╭─ Records provided
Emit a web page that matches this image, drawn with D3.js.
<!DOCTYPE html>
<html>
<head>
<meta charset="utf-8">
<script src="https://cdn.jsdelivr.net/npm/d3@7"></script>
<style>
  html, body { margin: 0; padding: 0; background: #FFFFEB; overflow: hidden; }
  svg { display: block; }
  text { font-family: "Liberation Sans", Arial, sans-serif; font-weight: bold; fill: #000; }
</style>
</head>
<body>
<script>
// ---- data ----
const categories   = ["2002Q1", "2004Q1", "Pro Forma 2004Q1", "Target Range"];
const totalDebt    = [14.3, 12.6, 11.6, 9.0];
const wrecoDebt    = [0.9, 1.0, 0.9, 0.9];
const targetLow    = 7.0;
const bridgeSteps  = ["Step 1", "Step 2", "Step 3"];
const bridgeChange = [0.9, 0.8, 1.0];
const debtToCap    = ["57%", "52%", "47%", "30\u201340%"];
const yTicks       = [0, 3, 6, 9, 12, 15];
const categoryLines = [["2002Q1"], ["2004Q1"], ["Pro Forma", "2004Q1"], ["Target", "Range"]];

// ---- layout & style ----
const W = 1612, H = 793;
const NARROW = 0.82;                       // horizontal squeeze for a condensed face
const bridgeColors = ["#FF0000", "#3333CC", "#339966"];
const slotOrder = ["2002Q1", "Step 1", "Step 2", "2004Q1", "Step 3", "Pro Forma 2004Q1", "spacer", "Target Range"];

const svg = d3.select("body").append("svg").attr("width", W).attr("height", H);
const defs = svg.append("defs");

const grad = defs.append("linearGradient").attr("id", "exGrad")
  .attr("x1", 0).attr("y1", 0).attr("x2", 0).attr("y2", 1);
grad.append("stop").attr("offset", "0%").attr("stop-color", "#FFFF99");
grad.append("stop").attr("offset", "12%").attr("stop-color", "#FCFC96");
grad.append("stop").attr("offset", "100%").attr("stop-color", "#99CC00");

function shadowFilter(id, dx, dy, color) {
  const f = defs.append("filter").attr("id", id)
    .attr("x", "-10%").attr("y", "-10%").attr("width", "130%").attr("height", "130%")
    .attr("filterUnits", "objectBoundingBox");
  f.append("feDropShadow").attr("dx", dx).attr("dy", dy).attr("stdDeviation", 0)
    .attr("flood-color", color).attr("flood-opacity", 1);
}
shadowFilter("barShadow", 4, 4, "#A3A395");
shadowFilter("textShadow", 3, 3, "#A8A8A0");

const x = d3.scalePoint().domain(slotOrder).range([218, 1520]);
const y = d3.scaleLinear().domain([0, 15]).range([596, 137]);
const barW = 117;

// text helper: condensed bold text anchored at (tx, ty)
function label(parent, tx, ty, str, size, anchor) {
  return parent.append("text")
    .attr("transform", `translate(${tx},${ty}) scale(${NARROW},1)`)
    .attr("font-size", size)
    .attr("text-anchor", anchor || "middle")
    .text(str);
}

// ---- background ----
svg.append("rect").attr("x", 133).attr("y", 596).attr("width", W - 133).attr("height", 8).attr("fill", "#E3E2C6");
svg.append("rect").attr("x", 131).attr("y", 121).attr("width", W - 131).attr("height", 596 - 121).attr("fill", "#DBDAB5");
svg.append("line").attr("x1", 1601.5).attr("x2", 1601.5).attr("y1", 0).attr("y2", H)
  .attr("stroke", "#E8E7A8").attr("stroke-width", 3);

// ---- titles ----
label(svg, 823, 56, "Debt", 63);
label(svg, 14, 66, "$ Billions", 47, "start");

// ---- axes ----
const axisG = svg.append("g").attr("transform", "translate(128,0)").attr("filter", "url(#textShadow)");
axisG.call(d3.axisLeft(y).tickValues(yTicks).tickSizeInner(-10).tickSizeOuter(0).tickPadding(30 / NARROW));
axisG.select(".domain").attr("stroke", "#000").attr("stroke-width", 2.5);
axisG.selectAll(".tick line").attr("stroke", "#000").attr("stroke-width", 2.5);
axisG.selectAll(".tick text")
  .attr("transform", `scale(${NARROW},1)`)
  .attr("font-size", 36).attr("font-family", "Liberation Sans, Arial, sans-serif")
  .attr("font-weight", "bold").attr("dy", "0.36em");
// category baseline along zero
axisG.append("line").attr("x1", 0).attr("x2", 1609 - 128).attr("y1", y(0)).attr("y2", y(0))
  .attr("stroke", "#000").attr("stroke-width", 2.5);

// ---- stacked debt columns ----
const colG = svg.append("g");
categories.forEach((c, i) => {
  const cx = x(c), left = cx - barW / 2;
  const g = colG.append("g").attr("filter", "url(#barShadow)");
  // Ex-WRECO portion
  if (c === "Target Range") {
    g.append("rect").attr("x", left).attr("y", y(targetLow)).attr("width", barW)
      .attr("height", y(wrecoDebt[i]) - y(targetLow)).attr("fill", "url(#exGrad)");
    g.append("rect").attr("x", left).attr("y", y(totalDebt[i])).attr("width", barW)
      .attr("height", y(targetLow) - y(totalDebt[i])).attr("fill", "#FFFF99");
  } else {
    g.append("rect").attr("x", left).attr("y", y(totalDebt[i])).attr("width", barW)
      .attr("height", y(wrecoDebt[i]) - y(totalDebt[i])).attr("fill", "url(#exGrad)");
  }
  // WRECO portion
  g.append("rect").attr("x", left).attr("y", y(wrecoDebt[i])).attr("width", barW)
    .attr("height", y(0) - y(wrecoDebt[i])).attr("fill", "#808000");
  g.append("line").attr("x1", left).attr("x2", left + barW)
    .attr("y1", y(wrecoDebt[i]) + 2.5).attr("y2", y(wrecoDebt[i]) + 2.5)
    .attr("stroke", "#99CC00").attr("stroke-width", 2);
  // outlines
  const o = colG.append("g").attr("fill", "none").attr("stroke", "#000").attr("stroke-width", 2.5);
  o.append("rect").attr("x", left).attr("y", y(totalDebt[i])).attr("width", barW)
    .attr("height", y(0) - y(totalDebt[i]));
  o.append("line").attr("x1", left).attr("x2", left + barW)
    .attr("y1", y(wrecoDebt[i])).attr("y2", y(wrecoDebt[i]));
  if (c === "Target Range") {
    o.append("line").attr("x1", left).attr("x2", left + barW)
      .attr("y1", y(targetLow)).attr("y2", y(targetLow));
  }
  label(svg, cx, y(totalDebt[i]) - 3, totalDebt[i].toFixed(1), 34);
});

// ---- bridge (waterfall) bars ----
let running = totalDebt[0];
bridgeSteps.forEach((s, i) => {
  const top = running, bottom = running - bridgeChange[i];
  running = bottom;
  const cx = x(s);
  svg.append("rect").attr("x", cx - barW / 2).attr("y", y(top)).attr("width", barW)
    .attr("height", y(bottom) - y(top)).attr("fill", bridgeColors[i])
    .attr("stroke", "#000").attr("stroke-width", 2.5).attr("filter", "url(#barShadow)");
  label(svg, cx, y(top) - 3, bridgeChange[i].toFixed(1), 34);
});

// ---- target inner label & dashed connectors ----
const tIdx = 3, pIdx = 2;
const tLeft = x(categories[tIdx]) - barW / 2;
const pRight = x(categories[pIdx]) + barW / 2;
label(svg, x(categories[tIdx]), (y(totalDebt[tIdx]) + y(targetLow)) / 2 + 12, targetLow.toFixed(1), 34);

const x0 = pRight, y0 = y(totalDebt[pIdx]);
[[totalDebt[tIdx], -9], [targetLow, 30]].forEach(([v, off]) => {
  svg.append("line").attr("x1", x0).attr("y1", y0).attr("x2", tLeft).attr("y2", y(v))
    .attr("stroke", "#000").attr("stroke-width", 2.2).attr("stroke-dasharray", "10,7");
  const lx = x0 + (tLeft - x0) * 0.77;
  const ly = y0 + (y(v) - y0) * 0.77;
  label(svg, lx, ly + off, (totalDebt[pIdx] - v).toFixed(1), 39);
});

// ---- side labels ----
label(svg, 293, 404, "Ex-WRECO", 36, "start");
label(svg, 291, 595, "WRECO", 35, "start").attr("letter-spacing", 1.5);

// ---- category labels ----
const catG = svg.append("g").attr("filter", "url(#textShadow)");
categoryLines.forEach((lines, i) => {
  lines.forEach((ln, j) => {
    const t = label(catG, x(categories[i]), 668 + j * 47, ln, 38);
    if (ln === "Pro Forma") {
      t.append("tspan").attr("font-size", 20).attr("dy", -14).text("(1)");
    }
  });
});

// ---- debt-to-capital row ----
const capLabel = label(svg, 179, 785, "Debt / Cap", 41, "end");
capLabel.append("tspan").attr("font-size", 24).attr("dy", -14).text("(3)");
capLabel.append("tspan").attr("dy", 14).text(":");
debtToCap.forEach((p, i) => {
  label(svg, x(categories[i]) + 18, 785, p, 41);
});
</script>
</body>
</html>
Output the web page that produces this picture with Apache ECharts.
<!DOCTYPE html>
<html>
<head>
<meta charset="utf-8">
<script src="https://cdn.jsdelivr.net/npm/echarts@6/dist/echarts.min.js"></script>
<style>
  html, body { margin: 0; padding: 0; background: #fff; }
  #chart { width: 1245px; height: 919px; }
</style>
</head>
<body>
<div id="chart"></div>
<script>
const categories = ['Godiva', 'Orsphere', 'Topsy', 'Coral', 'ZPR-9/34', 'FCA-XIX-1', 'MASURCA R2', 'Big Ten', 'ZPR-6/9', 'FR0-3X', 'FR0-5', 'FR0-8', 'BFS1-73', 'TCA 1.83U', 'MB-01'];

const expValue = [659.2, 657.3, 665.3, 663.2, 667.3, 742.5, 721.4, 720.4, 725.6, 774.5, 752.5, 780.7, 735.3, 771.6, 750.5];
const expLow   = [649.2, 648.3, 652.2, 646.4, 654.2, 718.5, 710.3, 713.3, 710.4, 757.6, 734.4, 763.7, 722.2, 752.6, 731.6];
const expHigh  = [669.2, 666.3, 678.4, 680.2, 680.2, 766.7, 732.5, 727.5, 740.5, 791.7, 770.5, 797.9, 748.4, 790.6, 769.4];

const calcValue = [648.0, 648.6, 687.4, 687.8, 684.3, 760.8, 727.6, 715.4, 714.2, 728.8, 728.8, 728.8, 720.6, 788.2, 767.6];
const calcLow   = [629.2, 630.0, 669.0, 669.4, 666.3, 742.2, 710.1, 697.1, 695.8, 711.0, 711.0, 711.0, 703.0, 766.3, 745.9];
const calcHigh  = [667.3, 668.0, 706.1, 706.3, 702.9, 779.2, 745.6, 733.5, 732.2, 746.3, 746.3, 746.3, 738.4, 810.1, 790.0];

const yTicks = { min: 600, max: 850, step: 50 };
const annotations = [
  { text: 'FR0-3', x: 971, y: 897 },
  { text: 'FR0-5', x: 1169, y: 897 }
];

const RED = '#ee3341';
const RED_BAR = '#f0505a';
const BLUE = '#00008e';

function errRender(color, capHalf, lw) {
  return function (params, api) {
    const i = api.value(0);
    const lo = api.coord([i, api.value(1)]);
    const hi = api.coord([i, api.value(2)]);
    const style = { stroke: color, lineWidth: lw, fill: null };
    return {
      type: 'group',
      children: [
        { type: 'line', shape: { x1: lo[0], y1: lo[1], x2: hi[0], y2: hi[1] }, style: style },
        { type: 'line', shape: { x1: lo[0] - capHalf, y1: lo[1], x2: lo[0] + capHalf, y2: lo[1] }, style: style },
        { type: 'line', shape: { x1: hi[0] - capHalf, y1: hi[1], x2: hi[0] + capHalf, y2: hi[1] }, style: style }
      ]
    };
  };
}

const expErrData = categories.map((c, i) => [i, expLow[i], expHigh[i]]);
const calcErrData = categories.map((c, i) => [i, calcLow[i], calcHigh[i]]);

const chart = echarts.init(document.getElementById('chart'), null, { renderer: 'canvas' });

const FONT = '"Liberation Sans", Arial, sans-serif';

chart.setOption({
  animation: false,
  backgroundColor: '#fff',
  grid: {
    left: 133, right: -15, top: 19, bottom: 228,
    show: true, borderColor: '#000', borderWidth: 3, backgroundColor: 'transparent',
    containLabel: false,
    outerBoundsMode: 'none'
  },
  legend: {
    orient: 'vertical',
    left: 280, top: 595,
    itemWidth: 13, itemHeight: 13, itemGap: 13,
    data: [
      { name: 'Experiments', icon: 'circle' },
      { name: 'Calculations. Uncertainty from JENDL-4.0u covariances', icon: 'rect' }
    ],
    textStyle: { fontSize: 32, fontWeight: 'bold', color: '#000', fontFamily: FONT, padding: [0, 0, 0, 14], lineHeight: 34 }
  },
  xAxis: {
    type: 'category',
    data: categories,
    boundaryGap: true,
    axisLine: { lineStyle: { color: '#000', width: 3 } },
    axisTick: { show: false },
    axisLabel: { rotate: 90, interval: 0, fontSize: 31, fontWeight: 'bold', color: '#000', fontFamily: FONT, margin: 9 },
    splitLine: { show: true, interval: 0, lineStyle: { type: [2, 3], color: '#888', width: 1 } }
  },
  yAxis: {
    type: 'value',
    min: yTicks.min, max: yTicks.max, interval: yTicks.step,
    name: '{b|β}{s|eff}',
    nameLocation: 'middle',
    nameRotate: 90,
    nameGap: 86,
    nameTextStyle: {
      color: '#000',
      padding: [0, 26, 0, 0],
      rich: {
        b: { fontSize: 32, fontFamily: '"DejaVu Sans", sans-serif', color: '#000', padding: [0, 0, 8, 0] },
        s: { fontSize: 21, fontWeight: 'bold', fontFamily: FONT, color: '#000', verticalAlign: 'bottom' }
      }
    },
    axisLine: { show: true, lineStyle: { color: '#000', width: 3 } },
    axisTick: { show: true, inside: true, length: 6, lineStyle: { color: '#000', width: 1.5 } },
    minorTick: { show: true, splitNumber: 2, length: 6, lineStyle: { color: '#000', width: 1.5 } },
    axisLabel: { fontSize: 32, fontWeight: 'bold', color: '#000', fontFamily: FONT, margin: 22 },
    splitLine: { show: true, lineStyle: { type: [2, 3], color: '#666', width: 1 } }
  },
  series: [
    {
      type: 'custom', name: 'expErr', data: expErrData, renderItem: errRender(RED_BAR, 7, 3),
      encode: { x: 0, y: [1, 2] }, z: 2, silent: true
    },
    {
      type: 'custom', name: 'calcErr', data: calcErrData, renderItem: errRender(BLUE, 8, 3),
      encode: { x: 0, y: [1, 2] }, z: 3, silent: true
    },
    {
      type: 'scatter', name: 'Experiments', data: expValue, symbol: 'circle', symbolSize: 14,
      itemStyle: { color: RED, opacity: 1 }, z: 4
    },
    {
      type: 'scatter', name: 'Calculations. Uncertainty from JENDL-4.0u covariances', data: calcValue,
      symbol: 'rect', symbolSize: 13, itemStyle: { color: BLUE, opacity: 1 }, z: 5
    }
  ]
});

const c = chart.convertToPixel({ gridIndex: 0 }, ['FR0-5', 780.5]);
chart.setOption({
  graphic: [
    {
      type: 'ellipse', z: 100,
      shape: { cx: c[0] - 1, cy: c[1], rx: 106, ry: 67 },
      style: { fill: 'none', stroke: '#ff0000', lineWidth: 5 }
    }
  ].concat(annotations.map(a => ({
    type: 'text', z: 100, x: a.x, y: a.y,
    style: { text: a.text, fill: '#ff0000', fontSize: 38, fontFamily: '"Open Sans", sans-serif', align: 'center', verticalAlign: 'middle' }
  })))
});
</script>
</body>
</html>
╰─
• Task instructions:
Both the line with "Output the web" and the line with "const BLUE = '#00008e';" belong in the extract, along with every line between them; set down those lines exactly and only.

• Finished task:
Output the web page that produces this picture with Apache ECharts.
<!DOCTYPE html>
<html>
<head>
<meta charset="utf-8">
<script src="https://cdn.jsdelivr.net/npm/echarts@6/dist/echarts.min.js"></script>
<style>
  html, body { margin: 0; padding: 0; background: #fff; }
  #chart { width: 1245px; height: 919px; }
</style>
</head>
<body>
<div id="chart"></div>
<script>
const categories = ['Godiva', 'Orsphere', 'Topsy', 'Coral', 'ZPR-9/34', 'FCA-XIX-1', 'MASURCA R2', 'Big Ten', 'ZPR-6/9', 'FR0-3X', 'FR0-5', 'FR0-8', 'BFS1-73', 'TCA 1.83U', 'MB-01'];

const expValue = [659.2, 657.3, 665.3, 663.2, 667.3, 742.5, 721.4, 720.4, 725.6, 774.5, 752.5, 780.7, 735.3, 771.6, 750.5];
const expLow   = [649.2, 648.3, 652.2, 646.4, 654.2, 718.5, 710.3, 713.3, 710.4, 757.6, 734.4, 763.7, 722.2, 752.6, 731.6];
const expHigh  = [669.2, 666.3, 678.4, 680.2, 680.2, 766.7, 732.5, 727.5, 740.5, 791.7, 770.5, 797.9, 748.4, 790.6, 769.4];

const calcValue = [648.0, 648.6, 687.4, 687.8, 684.3, 760.8, 727.6, 715.4, 714.2, 728.8, 728.8, 728.8, 720.6, 788.2, 767.6];
const calcLow   = [629.2, 630.0, 669.0, 669.4, 666.3, 742.2, 710.1, 697.1, 695.8, 711.0, 711.0, 711.0, 703.0, 766.3, 745.9];
const calcHigh  = [667.3, 668.0, 706.1, 706.3, 702.9, 779.2, 745.6, 733.5, 732.2, 746.3, 746.3, 746.3, 738.4, 810.1, 790.0];

const yTicks = { min: 600, max: 850, step: 50 };
const annotations = [
  { text: 'FR0-3', x: 971, y: 897 },
  { text: 'FR0-5', x: 1169, y: 897 }
];

const RED = '#ee3341';
const RED_BAR = '#f0505a';
const BLUE = '#00008e';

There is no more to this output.